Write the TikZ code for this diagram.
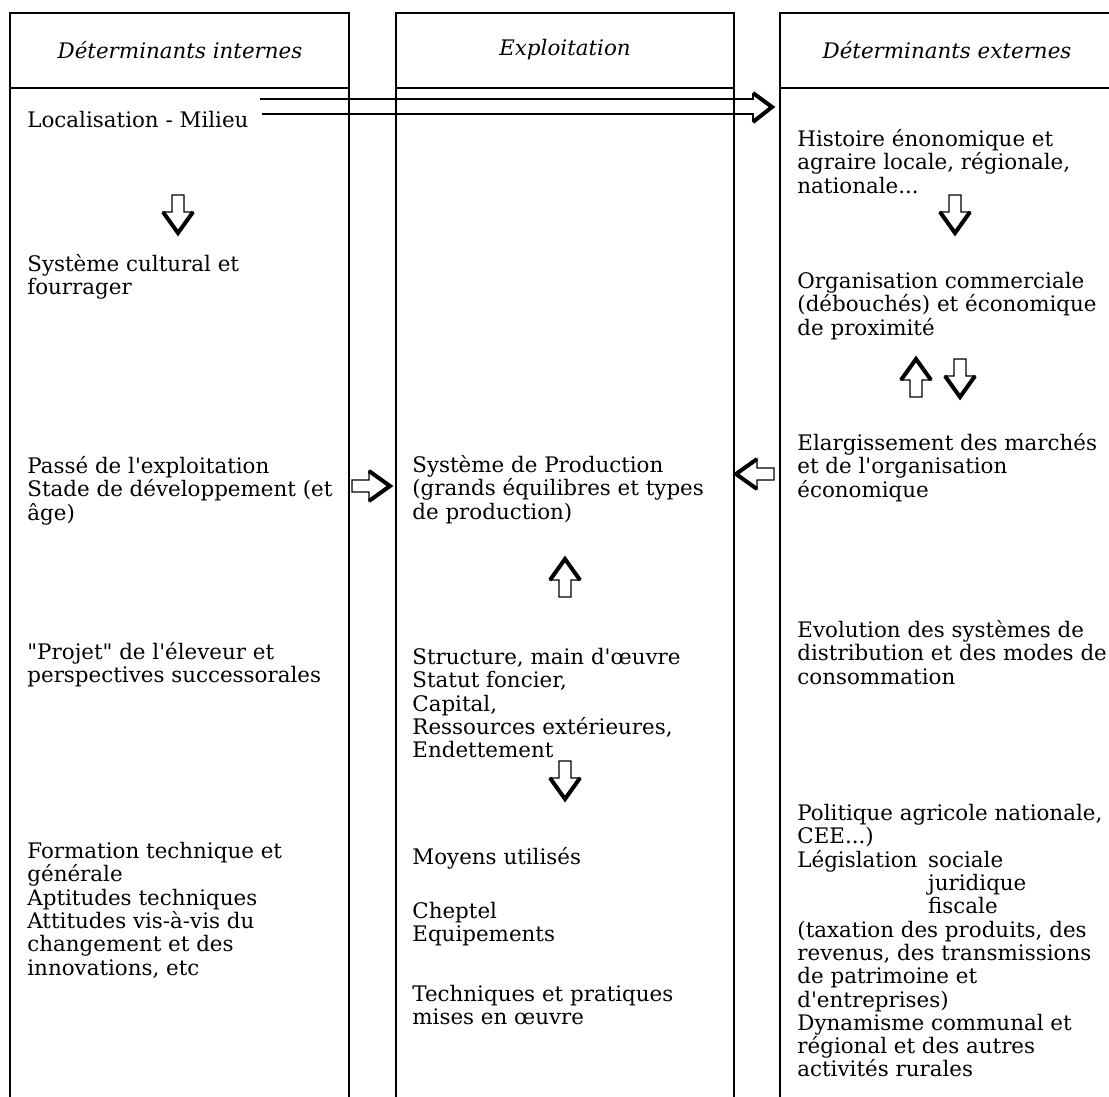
\documentclass[tikz,border=0pt]{standalone}
\usepackage{fontspec}
\setmainfont{DejaVu Serif}
\newcommand{\ap}{\textquotesingle}
\tikzset{
  col/.style={line width=.6pt},
  sep/.style={line width=1pt},
  txt/.style={anchor=north west,inner sep=0pt,align=left,font=\fontsize{10.7}{11.65}\selectfont},
  head/.style={inner sep=0pt,font=\fontsize{10.7}{11.65}\selectfont\itshape},
  harrow/.pic={
    \draw[line width=.6pt,fill=white] (-19,-6) -- (-2,-6) -- (-2,-15) -- (19,0) -- (-2,15) -- (-2,6) -- (-19,6) -- cycle;
    \draw[line width=2pt,line join=miter] (-2,-15) -- (19,0) -- (-2,15);
  }
}
\begin{document}
\begin{tikzpicture}[x=.5pt,y=-.5pt]
\useasboundingbox (0,0) rectangle (1109,1097);
% colonnes
\draw[col] (10,1097) -- (10,13) -- (349,13) -- (349,1097);
\draw[col] (396,1097) -- (396,13) -- (734,13) -- (734,1097);
\draw[col] (1109,13) -- (780,13) -- (780,1097);
\draw[sep] (10,88) -- (349,88) (396,88) -- (734,88) (780,88) -- (1109,88);
\node[head] (hint) at (180,50) {Déterminants internes};
\node[head] (hmid) at (565,50) {Exploitation};
\node[head] (hext) at (947,50) {Déterminants externes};
% determinants internes
\node[txt] (loc) at (27,111) {Localisation - Milieu};
\node[txt] (cult) at (27,254) {Système cultural et\\fourrager};
\node[txt] (passe) at (27,456) {Passé de l\ap exploitation\\Stade de développement (et\\âge)};
\node[txt] (projet) at (27,642) {\textquotedbl Projet\textquotedbl{} de l\ap éleveur et\\perspectives successorales};
\node[txt] (form) at (27,842) {Formation technique et\\générale\\Aptitudes techniques\\Attitudes vis-à-vis du\\changement et des\\innovations, etc};
% exploitation
\node[txt] (sysp) at (412,455) {Système de Production\\(grands équilibres et types\\de production)};
\node[txt] (struct) at (412,648) {Structure, main d\ap œuvre\\Statut foncier,\\Capital,\\Ressources extérieures,\\Endettement};
\node[txt] (moyens) at (412,847) {Moyens utilisés};
\node[txt] (chep) at (412,902) {Cheptel\\Equipements};
\node[txt] (techn) at (412,985) {Techniques et pratiques\\mises en œuvre};
% determinants externes
\node[txt] (hist) at (797,129) {Histoire énonomique et\\agraire locale, régionale,\\nationale...};
\node[txt] (orga) at (797,272) {Organisation commerciale\\(débouchés) et économique\\de proximité};
\node[txt] (elarg) at (797,433) {Elargissement des marchés\\et de l\ap organisation\\économique};
\node[txt] (evol) at (797,620) {Evolution des systèmes de\\distribution et des modes de\\consommation};
\node[txt] (polit) at (797,804) {Politique agricole nationale,\\CEE...)\\Législation\enspace sociale\\\hphantom{Législation\enspace}juridique\\\hphantom{Législation\enspace}fiscale\\(taxation des produits, des\\revenus, des transmissions\\de patrimoine et\\d\ap entreprises)\\Dynamisme communal et\\régional et des autres\\activités rurales};
% fleches
\coordinate (a1) at (260,99);
\coordinate (a2) at (262,114);
\coordinate (tip) at (772,107);
\draw[line width=.6pt] (a1) -- (753,99) -- (753,93) (a2) -- (753,114) -- (753,122);
\draw[line width=2pt,line join=miter] (753,93) -- (tip) -- (753,122);
\pic[rotate=-90] at (178,214) {harrow};
\pic at (371,486) {harrow};
\pic[rotate=180] at (755,474) {harrow};
\pic[rotate=90] at (565,578) {harrow};
\pic[rotate=-90] at (565,780) {harrow};
\pic[rotate=-90] at (955,214) {harrow};
\pic[rotate=90] at (916,378) {harrow};
\pic[rotate=-90] at (960,378) {harrow};
\end{tikzpicture}
\end{document}
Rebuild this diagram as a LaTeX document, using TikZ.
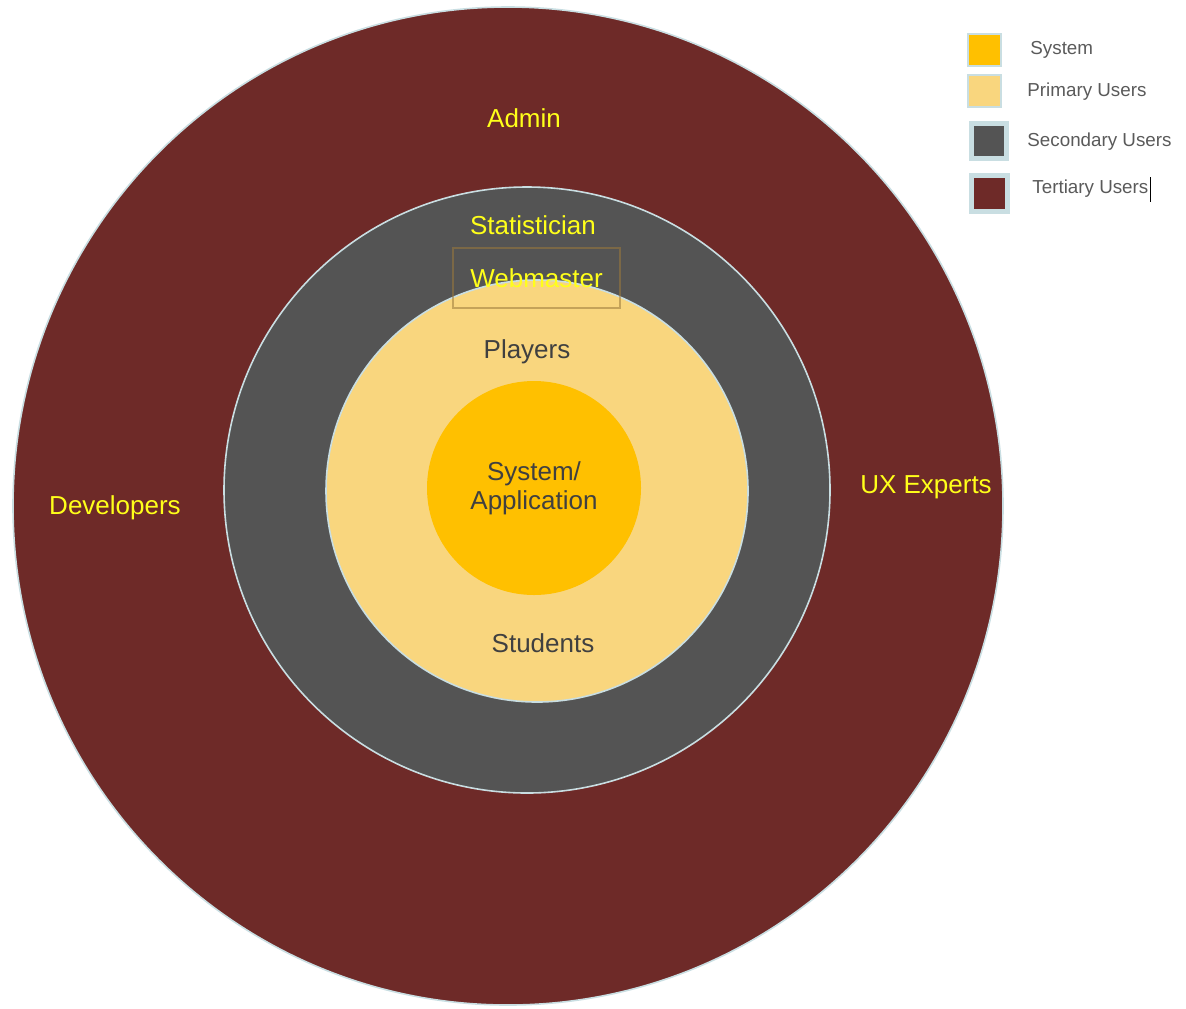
\documentclass[tikz,border=0pt]{standalone}
\usepackage{fontspec}
\setmainfont{Liberation Sans}
\definecolor{tertiary}{HTML}{6E2A28}
\definecolor{secondary}{HTML}{545454}
\definecolor{primary}{HTML}{F9D67E}
\definecolor{system}{HTML}{FFC000}
\definecolor{rim}{HTML}{C9DEE2}
\definecolor{glowtext}{HTML}{FFFF1A}
\definecolor{darktext}{HTML}{404040}
\definecolor{legendtext}{HTML}{5A5A5A}
\definecolor{boxline}{HTML}{9C7A3C}

\begin{document}
\begin{tikzpicture}[x=0.5pt,y=-0.5pt,
    ring/.style={draw=rim,line width=0.8pt},
    rolelabel/.style={text=glowtext,font=\fontsize{13}{14.5}\selectfont},
    userlabel/.style={text=darktext,font=\fontsize{13}{14.5}\selectfont,align=center},
    swatch/.style={draw=rim,line width=0.6pt},
    keylabel/.style={text=legendtext,font=\fontsize{9.4}{11}\selectfont,anchor=west,inner sep=0pt}]
    \useasboundingbox (0,0) rectangle (1186,1008);

    % rings, from the outside in
    \filldraw[tertiary,ring] (508,506) ellipse[x radius=247.5pt,y radius=249.5pt];
    \filldraw[secondary,ring] (527,490) circle[radius=151.5pt];
    \filldraw[primary,ring] (537,491) circle[radius=105.5pt];
    \fill[system] (534,488) circle[radius=53.5pt];

    % tertiary users
    \node[rolelabel] (admin) at (524,118) {Admin};
    \node[rolelabel] (devs) at (115,508) {Developers};
    \node[rolelabel] (ux) at (926,487) {UX Experts};
    % secondary users
    \node[rolelabel] (stat) at (533,225) {Statistician};
    \node[rolelabel,draw=boxline,draw opacity=0.55,line width=0.6pt,
        minimum width=83.5pt,minimum height=30pt] (web) at (536.5,278) {Webmaster};
    % primary users
    \node[userlabel] (players) at (527,352) {Players};
    \node[userlabel] (students) at (543,643) {Students};
    % system
    \node[userlabel] (app) at (534,488) {System/\\Application};

    % legend
    \filldraw[system,swatch] (968,34) rectangle (1001,66);
    \filldraw[primary,swatch] (968,75) rectangle (1001,107);
    \filldraw[fill=secondary,draw=rim,line width=2.5pt] (971.5,123.5) rectangle (1006.5,158.5);
    \filldraw[fill=tertiary,draw=rim,line width=2.5pt] (971.5,175.5) rectangle (1007.5,211.5);
    \node[keylabel] (ksys) at (1030,50) {System};
    \node[keylabel] (kpri) at (1027,92) {Primary Users};
    \node[keylabel] (ksec) at (1027,142) {Secondary Users};
    \node[keylabel] (kter) at (1032,189) {Tertiary Users};
    \draw[black,line width=0.6pt] (kter.east) ++(2,-12) -- ++(0,25);
\end{tikzpicture}
\end{document}
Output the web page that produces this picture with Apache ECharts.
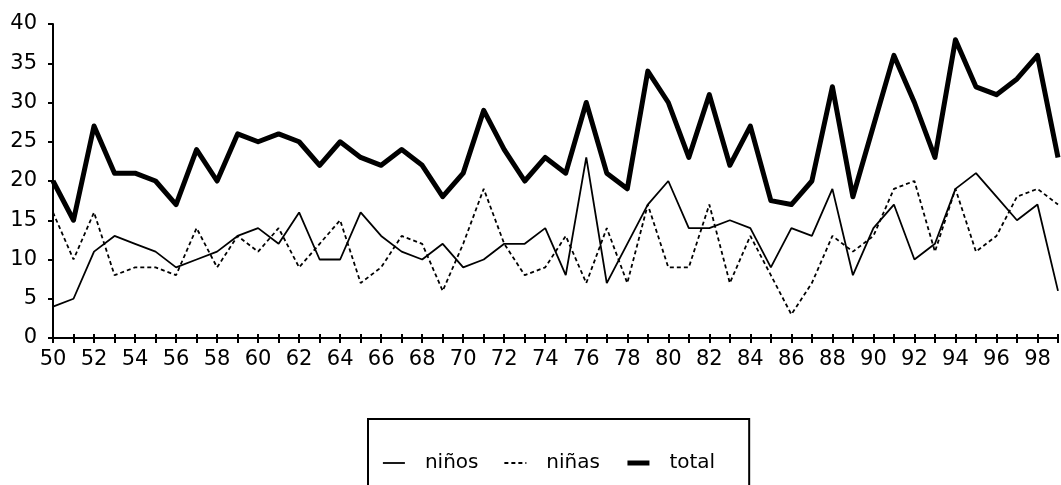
<!DOCTYPE html>
<html>
<head>
<meta charset="utf-8">
<script src="https://cdn.jsdelivr.net/npm/echarts@6/dist/echarts.min.js"></script>
<style>
  html, body { margin: 0; padding: 0; background: #fff; }
  #chart { width: 1061px; height: 485px; }
</style>
</head>
<body>
<div id="chart"></div>
<script>
// años 1950-1999 (solo los dos últimos dígitos)
var years = [];
for (var y = 50; y <= 99; y++) years.push(String(y));

// niños (línea fina continua)
var ninos = [4, 5, 11, 13, 12, 11, 9, 10, 11, 13,
             14, 12, 16, 10, 10, 16, 13, 11, 10, 12,
             9, 10, 12, 12, 14, 8, 23, 7, 12, 17,
             20, 14, 14, 15, 14, 9, 14, 13, 19, 8,
             14, 17, 10, 12, 19, 21, 18, 15, 17, 6];
// niñas (línea fina discontinua)
var ninas = [16, 10, 16, 8, 9, 9, 8, 14, 9, 13,
             11, 14, 9, 12, 15, 7, 9, 13, 12, 6,
             12, 19, 12, 8, 9, 13, 7, 14, 7, 17,
             9, 9, 17, 7, 13, 8, 3, 7, 13, 11,
             13, 19, 20, 11, 19, 11, 13, 18, 19, 17];
// total (línea gruesa)
var total = [20, 15, 27, 21, 21, 20, 17, 24, 20, 26,
             25, 26, 25, 22, 25, 23, 22, 24, 22, 18,
             21, 29, 24, 20, 23, 21, 30, 21, 19, 34,
             30, 23, 31, 22, 27, 17.5, 17, 20, 32, 18,
             27, 36, 30, 23, 38, 32, 31, 33, 36, 23];

var myChart = echarts.init(document.getElementById('chart'));

var font = 'DejaVu Sans';

var option = {
    animation: false,
    backgroundColor: '#fff',
    grid: {
        left: 53,
        right: 3,
        top: 24,
        bottom: 147
    },
    legend: {
        data: ['niños', 'niñas', 'total'],
        left: 368,
        top: 419,
        orient: 'horizontal',
        padding: [34, 34, 40, 14],
        itemWidth: 22,
        itemHeight: 10,
        itemGap: 25,
        borderColor: '#000',
        borderWidth: 2,
        borderRadius: 0,
        itemStyle: { opacity: 0 },          // sin el círculo del icono
        lineStyle: { width: 'inherit' },    // grosor de cada serie
        textStyle: {
            fontFamily: font,
            fontSize: 20,
            color: '#000',
            padding: [0, 0, 0, 15]
        }
    },
    xAxis: [
        {
            type: 'category',
            data: years,
            boundaryGap: false,
            axisLine: { lineStyle: { color: '#000', width: 2 } },
            axisTick: {
                show: true,
                interval: 0,
                length: 5,
                lineStyle: { color: '#000', width: 2 }
            },
            axisLabel: {
                interval: 1,
                margin: 11,
                fontFamily: font,
                fontSize: 21,
                color: '#000'
            },
            splitLine: { show: false }
        },
        {
            // segunda copia solo para las marcas hacia dentro (cruces)
            type: 'category',
            data: years,
            boundaryGap: false,
            position: 'bottom',
            axisLine: { show: false },
            axisTick: {
                show: true,
                inside: true,
                interval: 0,
                length: 4,
                lineStyle: { color: '#000', width: 2 }
            },
            axisLabel: { show: false },
            splitLine: { show: false }
        }
    ],
    yAxis: {
        type: 'value',
        min: 0,
        max: 40,
        interval: 5,
        axisLine: { show: true, lineStyle: { color: '#000', width: 2 } },
        axisTick: {
            show: true,
            length: 5,
            lineStyle: { color: '#000', width: 2 }
        },
        axisLabel: {
            margin: 16,
            fontFamily: font,
            fontSize: 21,
            color: '#000'
        },
        splitLine: { show: false }
    },
    series: [
        {
            name: 'niños',
            type: 'line',
            data: ninos,
            symbol: 'none',
            itemStyle: { color: '#000' },
            lineStyle: { color: '#000', width: 1.8, type: 'solid' }
        },
        {
            name: 'niñas',
            type: 'line',
            data: ninas,
            symbol: 'none',
            itemStyle: { color: '#000' },
            lineStyle: { color: '#000', width: 1.8, type: [4, 3] }
        },
        {
            name: 'total',
            type: 'line',
            data: total,
            symbol: 'none',
            itemStyle: { color: '#000' },
            lineStyle: { color: '#000', width: 5, type: 'solid', join: 'round' }
        }
    ]
};

myChart.setOption(option);
</script>
</body>
</html>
......
→ **Exercise goal**
Make an exact copy of the lines from the one containing "Output the web" to the one containing "var font = 'DejaVu Sans';", keeping both and leaving out every picture.

→ **In response**
Output the web page that produces this picture with Apache ECharts.
<!DOCTYPE html>
<html>
<head>
<meta charset="utf-8">
<script src="https://cdn.jsdelivr.net/npm/echarts@6/dist/echarts.min.js"></script>
<style>
  html, body { margin: 0; padding: 0; background: #fff; }
  #chart { width: 1061px; height: 485px; }
</style>
</head>
<body>
<div id="chart"></div>
<script>
// años 1950-1999 (solo los dos últimos dígitos)
var years = [];
for (var y = 50; y <= 99; y++) years.push(String(y));

// niños (línea fina continua)
var ninos = [4, 5, 11, 13, 12, 11, 9, 10, 11, 13,
             14, 12, 16, 10, 10, 16, 13, 11, 10, 12,
             9, 10, 12, 12, 14, 8, 23, 7, 12, 17,
             20, 14, 14, 15, 14, 9, 14, 13, 19, 8,
             14, 17, 10, 12, 19, 21, 18, 15, 17, 6];
// niñas (línea fina discontinua)
var ninas = [16, 10, 16, 8, 9, 9, 8, 14, 9, 13,
             11, 14, 9, 12, 15, 7, 9, 13, 12, 6,
             12, 19, 12, 8, 9, 13, 7, 14, 7, 17,
             9, 9, 17, 7, 13, 8, 3, 7, 13, 11,
             13, 19, 20, 11, 19, 11, 13, 18, 19, 17];
// total (línea gruesa)
var total = [20, 15, 27, 21, 21, 20, 17, 24, 20, 26,
             25, 26, 25, 22, 25, 23, 22, 24, 22, 18,
             21, 29, 24, 20, 23, 21, 30, 21, 19, 34,
             30, 23, 31, 22, 27, 17.5, 17, 20, 32, 18,
             27, 36, 30, 23, 38, 32, 31, 33, 36, 23];

var myChart = echarts.init(document.getElementById('chart'));

var font = 'DejaVu Sans';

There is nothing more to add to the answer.